The first occurs with Butch Coolidge (Bruce Willis). Marsellus Wallace (Ving Rhames) is out to get Butch because Butch double-crossed him: he was supposed to go down in a boxing match but won brutally instead. After being cornered in a pawn shop by Marsellus, both characters are taken hostage by the store owner, Maynard (Duane Whitaker), and his police officer friend Zed (Peter Greene). It is revealed that Maynard and Zed are perverts who plan to rape Butch and Marsellus. They choose Marsellus to go first, and while they are in another room Butch breaks free. He is on his way out of the store but he pauses at the door and goes back to try to save Marsellus. He thereby decides to doubly risk his life at the hands either of Maynard and Zed (who want to rape and probably kill him for pleasure) or of Marsellus (who wants to kill him for the double-cross). Here we have, I believe, the ethical act at its purest: realizing that if the roles were reversed and he was being raped and tortured he would want Marsellus to come back for him, he does so for a man who not too long ago was firing a handgun at him. It seems to me this act takes the form of the death drive since Butch is driven even towards to uphold his ethical code. The problem with interpreting this as drive is that, as I mentioned above, this is something of a transformation for Butch. He is normally not a very ethical man: double-crossing a man who has given him a large sum of money to go down in a fight, even just the basic act of taking money to fix the match itself. And because Butch's story ends with this act, there is no real element of repetition in the diegesis of the film, an element which seems quite necessary to the drive.

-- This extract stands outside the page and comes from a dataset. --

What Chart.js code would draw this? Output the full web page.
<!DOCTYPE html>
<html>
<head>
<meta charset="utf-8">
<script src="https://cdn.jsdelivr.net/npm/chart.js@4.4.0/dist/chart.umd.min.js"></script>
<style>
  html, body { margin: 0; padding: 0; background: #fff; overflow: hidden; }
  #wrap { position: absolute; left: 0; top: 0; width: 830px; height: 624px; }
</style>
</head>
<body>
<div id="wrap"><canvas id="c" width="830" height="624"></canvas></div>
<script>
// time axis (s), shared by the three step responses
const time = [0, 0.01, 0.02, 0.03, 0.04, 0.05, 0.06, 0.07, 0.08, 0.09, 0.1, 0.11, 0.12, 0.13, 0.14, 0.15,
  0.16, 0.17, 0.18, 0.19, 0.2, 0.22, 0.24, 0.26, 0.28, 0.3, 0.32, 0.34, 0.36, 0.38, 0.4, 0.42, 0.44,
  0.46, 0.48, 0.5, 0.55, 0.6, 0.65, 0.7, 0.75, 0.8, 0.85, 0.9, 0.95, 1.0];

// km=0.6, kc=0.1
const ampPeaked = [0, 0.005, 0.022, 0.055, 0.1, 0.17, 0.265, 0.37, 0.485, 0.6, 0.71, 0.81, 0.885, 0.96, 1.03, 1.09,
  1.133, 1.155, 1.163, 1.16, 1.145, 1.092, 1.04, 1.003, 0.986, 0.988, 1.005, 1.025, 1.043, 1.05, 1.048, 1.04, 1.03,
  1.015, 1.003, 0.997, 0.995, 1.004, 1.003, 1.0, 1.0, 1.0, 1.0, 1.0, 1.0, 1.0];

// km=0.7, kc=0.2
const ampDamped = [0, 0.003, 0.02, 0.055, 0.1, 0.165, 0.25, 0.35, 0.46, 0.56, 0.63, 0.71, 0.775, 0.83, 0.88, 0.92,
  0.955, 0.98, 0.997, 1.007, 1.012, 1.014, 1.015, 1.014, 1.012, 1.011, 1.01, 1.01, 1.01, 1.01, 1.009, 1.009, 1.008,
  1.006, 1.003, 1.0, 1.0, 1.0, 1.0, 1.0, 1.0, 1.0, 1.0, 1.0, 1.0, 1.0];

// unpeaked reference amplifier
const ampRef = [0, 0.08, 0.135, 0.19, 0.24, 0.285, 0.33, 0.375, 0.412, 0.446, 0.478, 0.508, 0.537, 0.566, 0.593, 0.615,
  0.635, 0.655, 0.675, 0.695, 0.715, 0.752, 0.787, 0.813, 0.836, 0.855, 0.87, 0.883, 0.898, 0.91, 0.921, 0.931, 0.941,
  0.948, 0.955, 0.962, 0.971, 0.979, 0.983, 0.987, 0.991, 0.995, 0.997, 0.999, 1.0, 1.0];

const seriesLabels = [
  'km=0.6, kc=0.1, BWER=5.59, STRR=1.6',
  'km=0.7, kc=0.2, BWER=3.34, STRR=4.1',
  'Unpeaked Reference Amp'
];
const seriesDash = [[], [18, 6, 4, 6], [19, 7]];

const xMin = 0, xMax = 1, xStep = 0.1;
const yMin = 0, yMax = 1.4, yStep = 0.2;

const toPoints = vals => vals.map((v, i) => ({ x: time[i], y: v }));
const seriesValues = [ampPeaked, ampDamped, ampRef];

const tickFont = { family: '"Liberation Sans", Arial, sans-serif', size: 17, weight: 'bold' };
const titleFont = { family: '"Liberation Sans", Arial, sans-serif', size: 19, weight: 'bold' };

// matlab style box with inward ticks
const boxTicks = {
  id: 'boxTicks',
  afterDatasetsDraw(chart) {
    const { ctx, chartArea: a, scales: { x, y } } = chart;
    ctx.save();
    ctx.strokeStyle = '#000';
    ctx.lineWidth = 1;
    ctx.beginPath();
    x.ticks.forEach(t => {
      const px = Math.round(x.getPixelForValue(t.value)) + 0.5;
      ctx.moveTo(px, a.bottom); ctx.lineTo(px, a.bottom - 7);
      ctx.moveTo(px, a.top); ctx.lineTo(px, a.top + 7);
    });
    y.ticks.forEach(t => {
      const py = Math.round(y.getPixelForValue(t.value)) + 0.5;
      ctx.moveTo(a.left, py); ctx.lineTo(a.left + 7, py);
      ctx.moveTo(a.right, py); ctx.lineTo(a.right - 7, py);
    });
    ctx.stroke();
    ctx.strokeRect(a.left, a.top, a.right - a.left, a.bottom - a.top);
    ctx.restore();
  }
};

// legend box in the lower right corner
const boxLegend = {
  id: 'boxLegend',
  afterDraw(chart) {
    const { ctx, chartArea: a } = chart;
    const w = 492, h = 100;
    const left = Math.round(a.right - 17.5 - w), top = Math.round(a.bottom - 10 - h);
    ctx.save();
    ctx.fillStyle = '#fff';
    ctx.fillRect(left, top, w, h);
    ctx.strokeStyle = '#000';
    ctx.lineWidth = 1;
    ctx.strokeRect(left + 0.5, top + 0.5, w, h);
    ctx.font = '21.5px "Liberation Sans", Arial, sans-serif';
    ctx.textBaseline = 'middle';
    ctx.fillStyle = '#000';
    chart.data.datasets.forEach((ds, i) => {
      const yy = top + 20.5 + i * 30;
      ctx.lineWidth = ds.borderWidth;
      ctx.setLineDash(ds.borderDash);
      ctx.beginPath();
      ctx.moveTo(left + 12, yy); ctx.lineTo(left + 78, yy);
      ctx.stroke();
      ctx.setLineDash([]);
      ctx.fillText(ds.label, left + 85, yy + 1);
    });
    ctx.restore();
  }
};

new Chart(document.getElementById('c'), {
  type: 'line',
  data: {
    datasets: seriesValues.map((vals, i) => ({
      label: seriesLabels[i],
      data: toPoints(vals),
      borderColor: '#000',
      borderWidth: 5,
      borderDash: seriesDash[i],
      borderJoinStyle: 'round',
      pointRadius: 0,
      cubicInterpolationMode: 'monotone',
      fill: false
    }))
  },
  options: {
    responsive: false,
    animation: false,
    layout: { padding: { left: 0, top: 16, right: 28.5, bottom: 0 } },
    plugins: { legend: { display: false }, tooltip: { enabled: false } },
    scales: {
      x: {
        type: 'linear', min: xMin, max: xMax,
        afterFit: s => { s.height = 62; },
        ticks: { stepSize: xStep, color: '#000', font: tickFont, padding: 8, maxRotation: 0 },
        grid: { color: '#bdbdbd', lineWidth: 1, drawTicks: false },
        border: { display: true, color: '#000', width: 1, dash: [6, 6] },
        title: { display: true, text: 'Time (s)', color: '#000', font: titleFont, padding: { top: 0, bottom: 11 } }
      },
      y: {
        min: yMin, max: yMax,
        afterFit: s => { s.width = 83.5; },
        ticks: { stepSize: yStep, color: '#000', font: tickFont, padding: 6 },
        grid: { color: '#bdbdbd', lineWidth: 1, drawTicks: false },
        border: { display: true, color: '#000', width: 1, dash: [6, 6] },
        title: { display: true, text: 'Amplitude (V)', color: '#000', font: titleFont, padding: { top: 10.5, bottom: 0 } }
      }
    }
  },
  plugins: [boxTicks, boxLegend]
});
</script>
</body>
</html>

The second transformation occurs in the character of Jules Winnfield (Samuel L. Jackson) and takes almost the exact same structure. At the end of the movie Jules is in a diner which is being robbed. when one of the robbers attempts to take the suitcase which Jules has been trying to deliver to Marsellus Wallace, Jules turns the situation around, taking the robber's gun and pointing his own. He then recites Ezekiel 25:17 to the robber:
The path of the righteous man is beset on all sides by the inequities of the selfish and the tyranny of evil men. Blessed is he who, in the name of charity and good will, shepherds the weak through the valley of darkness, for he is truly his brother's keeper and the finder of lost children. And I will strike down upon thee with great vengeance and furious anger those who attempt to poison and destroy my brothers. And you will know my name is the Lord when I lay my vengeance upon you!

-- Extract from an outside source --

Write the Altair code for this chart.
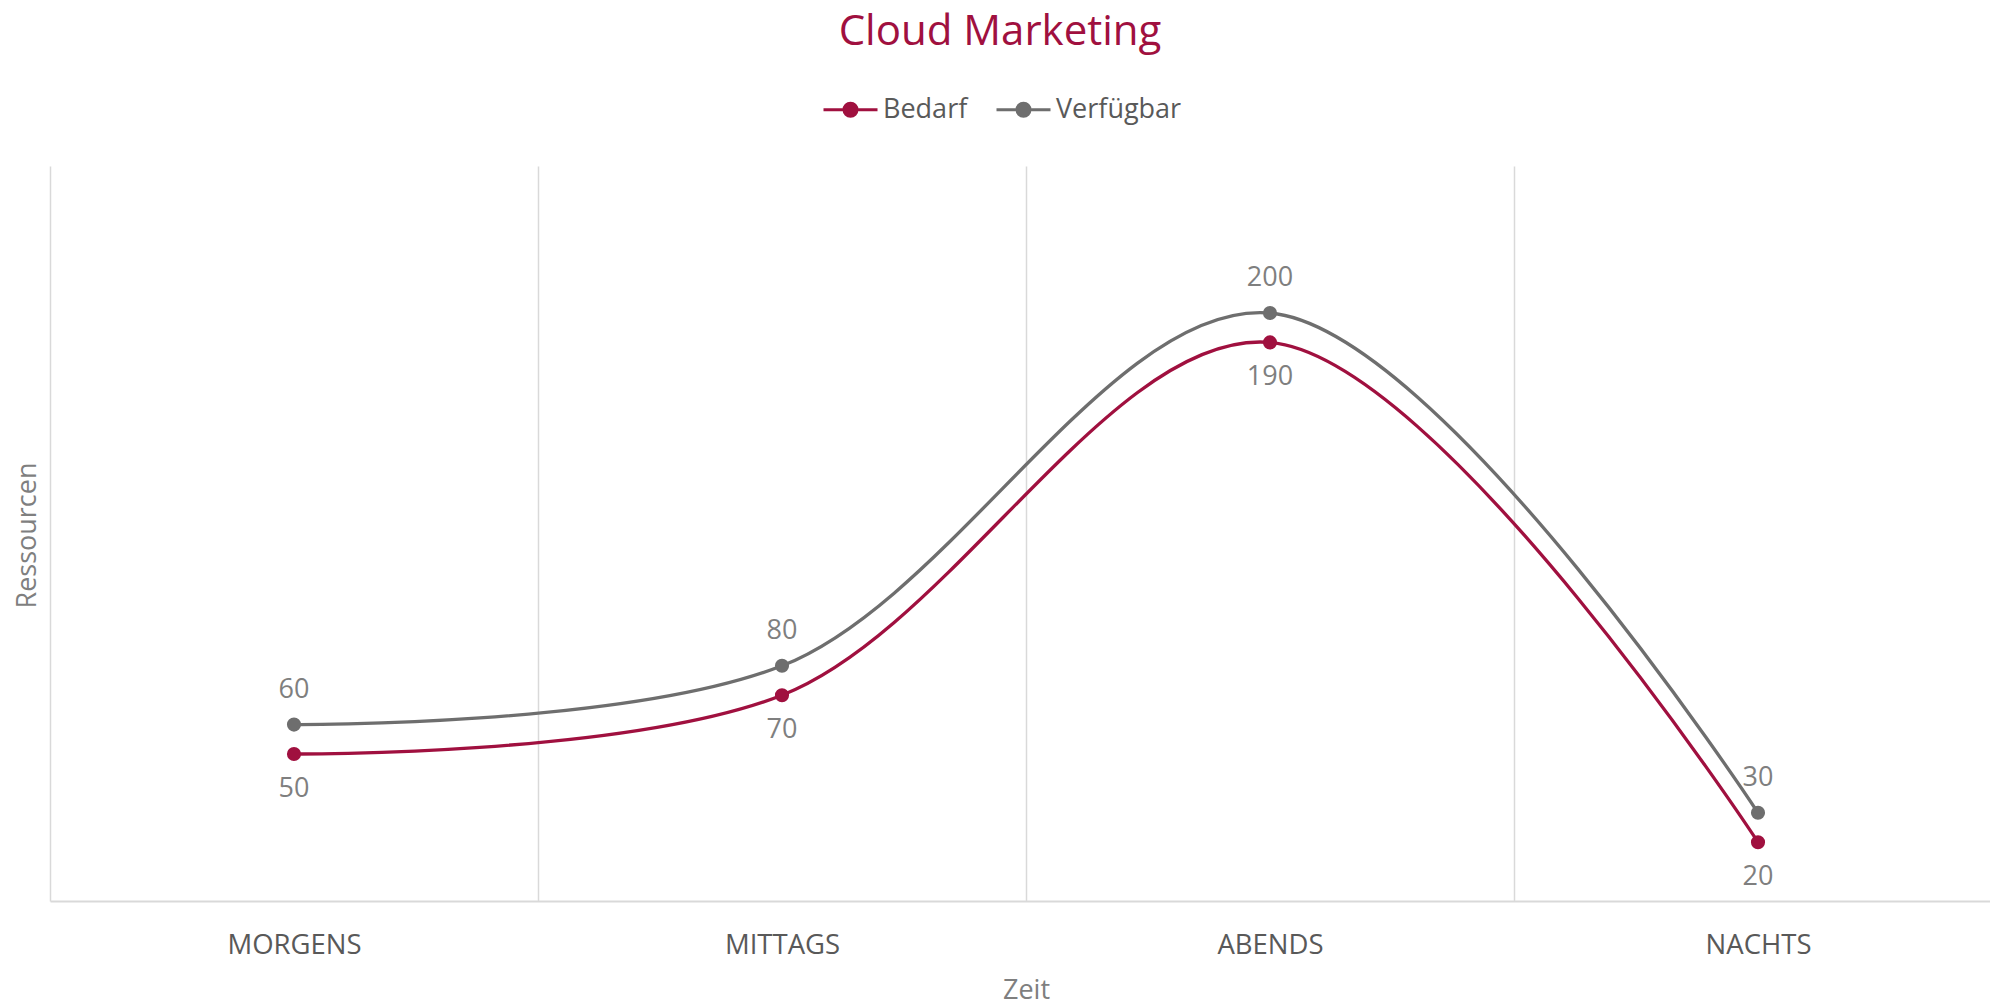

He quotes this line one other time during the movie, and claims to quote it whenever he is about to kill someone. In this case however he does not kill the robber and instead of interpreting himself as the "righteous man" or even the "Lord" himself as he seems to previously, he tells the robber, "you're the weak, and I'm the tyranny of evil men. But I'm trying, Ringo. I'm trying real hard to be the shepherd". He then gives the robber the money in his wallet and lets him leave the store. Here we have what is definitely an ethical act (side note: As I was thinking about it I considered that maybe the ethical act would be to force the robber to give everyone their money back, but that seems to fall into the trap of believing in the power of money, which at this point in the movie Jules definitely doesn't, and which we all probably shouldn't. On the other hand, money isn't going away, and maybe we need it to change the system. I don't know.) but this act takes the form of the drive slightly more than Butch's. Jules has a strange, pathological compulsion to repeat this quotation, and here at the end of the movie he transforms this previously unethical repetition into an ethical one.
I may elaborate on this post in the future.